## Charts and diagrams as code:
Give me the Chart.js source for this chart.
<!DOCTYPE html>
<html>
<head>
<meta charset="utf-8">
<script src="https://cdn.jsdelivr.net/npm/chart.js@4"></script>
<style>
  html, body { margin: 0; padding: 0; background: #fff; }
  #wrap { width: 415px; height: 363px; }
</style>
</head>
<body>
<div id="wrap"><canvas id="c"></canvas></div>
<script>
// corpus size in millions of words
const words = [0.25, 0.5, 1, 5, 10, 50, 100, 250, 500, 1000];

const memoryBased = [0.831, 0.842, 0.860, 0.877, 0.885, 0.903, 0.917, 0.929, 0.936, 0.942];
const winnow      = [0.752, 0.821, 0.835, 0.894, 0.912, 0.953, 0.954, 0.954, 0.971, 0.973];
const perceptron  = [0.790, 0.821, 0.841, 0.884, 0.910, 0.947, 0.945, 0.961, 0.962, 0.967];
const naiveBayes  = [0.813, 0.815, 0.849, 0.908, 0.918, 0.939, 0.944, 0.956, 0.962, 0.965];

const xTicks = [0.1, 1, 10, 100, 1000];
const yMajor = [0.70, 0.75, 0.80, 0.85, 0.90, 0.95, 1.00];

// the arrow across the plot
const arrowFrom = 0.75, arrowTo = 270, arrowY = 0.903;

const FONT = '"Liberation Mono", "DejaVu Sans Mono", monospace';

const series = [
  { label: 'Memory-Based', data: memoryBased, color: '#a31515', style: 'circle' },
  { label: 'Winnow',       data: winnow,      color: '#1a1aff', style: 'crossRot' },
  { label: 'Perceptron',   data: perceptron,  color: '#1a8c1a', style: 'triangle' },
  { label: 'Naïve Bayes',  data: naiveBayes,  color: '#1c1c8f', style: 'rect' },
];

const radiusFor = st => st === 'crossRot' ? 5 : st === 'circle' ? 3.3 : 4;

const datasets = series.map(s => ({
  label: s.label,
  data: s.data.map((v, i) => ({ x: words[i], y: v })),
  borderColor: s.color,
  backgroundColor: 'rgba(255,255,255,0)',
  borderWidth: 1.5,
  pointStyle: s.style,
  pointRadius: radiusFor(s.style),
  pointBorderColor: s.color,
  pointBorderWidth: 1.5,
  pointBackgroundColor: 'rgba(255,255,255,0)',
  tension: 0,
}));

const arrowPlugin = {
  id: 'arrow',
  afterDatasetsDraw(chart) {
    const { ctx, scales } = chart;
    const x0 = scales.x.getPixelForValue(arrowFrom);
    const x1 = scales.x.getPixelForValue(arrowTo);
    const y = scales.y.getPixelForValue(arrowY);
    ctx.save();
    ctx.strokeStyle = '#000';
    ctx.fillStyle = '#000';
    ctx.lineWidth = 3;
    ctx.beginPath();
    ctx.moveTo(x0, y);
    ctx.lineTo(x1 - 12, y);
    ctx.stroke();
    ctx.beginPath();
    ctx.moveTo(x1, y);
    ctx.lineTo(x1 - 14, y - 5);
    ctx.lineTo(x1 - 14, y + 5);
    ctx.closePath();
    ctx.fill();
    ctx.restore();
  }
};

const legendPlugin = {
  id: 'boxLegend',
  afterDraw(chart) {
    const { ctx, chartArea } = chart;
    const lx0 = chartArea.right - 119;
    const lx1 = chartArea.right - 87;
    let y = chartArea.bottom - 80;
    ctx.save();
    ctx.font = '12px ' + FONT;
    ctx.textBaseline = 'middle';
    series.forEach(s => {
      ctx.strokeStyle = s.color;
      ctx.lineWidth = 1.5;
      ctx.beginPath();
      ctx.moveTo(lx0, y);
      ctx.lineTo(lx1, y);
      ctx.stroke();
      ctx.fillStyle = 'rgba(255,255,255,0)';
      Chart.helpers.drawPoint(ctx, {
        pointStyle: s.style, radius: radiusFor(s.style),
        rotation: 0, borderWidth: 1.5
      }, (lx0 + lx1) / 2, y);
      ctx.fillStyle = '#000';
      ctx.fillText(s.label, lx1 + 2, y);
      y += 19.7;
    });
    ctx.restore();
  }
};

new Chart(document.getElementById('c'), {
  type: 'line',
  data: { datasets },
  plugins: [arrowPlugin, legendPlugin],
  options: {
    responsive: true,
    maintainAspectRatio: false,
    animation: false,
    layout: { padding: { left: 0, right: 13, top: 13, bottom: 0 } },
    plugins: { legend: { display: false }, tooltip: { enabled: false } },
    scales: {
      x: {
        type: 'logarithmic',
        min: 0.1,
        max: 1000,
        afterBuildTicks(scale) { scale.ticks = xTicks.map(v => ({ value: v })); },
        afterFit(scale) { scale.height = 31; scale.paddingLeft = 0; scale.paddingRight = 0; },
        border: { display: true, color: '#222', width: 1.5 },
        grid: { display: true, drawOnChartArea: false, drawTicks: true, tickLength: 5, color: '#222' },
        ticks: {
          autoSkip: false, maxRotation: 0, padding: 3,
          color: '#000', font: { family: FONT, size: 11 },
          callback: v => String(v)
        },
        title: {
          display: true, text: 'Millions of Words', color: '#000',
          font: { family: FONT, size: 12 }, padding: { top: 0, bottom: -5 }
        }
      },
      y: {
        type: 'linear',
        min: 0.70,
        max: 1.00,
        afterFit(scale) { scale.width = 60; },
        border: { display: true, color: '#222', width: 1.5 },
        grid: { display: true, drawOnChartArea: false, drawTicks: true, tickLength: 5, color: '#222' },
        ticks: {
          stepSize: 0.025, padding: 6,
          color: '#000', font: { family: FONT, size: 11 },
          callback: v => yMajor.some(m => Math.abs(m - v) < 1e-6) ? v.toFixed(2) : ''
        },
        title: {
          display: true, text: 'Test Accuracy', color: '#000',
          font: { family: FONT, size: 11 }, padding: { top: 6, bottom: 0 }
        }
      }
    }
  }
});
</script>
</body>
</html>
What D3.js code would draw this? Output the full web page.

## Given exercise:
Find the word "this" in the records and pull out each line that has it.

## Task output:
Give me the Chart.js source for this chart.
What D3.js code would draw this? Output the full web page.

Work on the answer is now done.